Novel 4-methyl-1-pentene/1,5-hexadiene isotactic copolymers (iP4MPHD) incorporating methylene-1,3-cyclopentane (MCP) cyclic co-units with concentrations in the range 4.4–17.6 mol % have been synthesized by using the dimethylpyridylamidohafnium/organoboron catalyst. The influence of the MCP cyclic co-unit on the crystallization behavior and the mechanical properties of the isotactic poly(4-methyl-1-pentene) (iP4MP) homopolymer has been investigated in detail. iP4MPHD copolymers with comonomer content up to 11 mol % crystallize in form II of iP4MP from the polymerization solution and in the stable form I of iP4MP from the melt, whereas the sample with the highest concentration (17.6 mol %) of 1,5-hexadiene (1,5-HD) is amorphous and does not crystallize from either solution and melt. All crystalline samples exhibit high melting temperatures, always above 120 °C, and a controlled glass transition temperature close to the room temperature (28–30 °C).

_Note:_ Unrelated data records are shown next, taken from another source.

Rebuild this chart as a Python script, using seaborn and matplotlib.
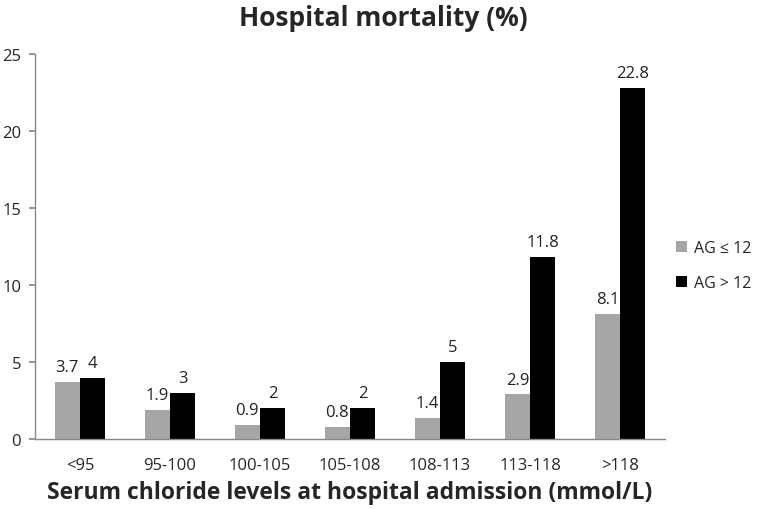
import matplotlib
matplotlib.use("Agg")
import matplotlib.pyplot as plt
import seaborn as sns
import pandas as pd

categories = ["<95", "95-100", "100-105", "105-108", "108-113", "113-118", ">118"]
ag_low = [3.7, 1.9, 0.9, 0.8, 1.4, 2.9, 8.1]
ag_high = [4, 3, 2, 2, 5, 11.8, 22.8]
series_names = ["AG \u2264 12", "AG > 12"]
y_ticks = [0, 5, 10, 15, 20, 25]

df = pd.DataFrame({
    "cat": categories * 2,
    "val": ag_low + ag_high,
    "grp": [series_names[0]] * len(categories) + [series_names[1]] * len(categories),
})

sns.set_theme(style="white")
plt.rcParams["font.family"] = ["Open Sans", "DejaVu Sans"]

fig = plt.figure(figsize=(7.6, 5.1), dpi=100)
ax = fig.add_axes([0.046, 0.137, 0.829, 0.755])

sns.barplot(data=df, x="cat", y="val", hue="grp", order=categories,
            hue_order=series_names, palette=["#A6A6A6", "#000000"],
            width=0.56, gap=0, ax=ax, errorbar=None, saturation=1,
            linewidth=0, edgecolor="none")

for cont in ax.containers:
    ax.bar_label(cont, labels=[f"{v:g}" for v in cont.datavalues],
                 padding=5, fontsize=12, color="#222222")

ax.set_ylim(0, 25)
ax.set_yticks(y_ticks)
ax.set_xlim(-0.5, len(categories) - 0.5)
ax.tick_params(axis="y", labelsize=12, length=4, color="#888888", direction="out", pad=6, left=True)
ax.tick_params(axis="x", labelsize=12, length=0, pad=13)
for s in ["top", "right"]:
    ax.spines[s].set_visible(False)
for s in ["left", "bottom"]:
    ax.spines[s].set_color("#888888")
    ax.spines[s].set_linewidth(1)

ax.set_ylabel("")
ax.set_xlabel("Serum chloride levels at hospital admission (mmol/L)",
              fontsize=16.5, fontweight="bold", labelpad=5)
fig.suptitle("Hospital mortality (%)", fontsize=19, fontweight="bold", x=0.505, y=0.99)

ax.legend(loc="center left", bbox_to_anchor=(1.0, 0.45), frameon=False,
          fontsize=11.5, handlelength=0.7, handleheight=0.7, handletextpad=0.4,
          labelspacing=1.2, borderaxespad=0.3)

fig.savefig("out.png", dpi=100)
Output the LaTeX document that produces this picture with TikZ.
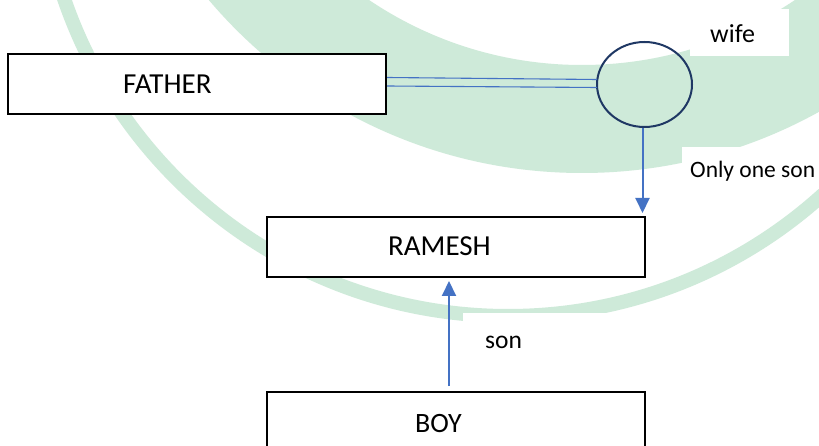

Incorporation of MCP units into iP4MP chains produces an improvement in flexibility and allows tailoring of deformability while retaining high mechanical resistance and transparency of the homopolymer. Interestingly, the high deformability is maintained at low temperature (50 °C below the glass transition temperature), suggesting a cooperative role of both amorphous and crystalline phases in the deformation mechanism that enhances ductility. All stress–strain curves of the different copolymers present an unusual second maximum at strains higher than the yielding point. Diffraction patterns recorded during deformation have revealed that this second maximum is associated with the crystallization under stretching of a highly disordered crystalline mesophase never described in the literature.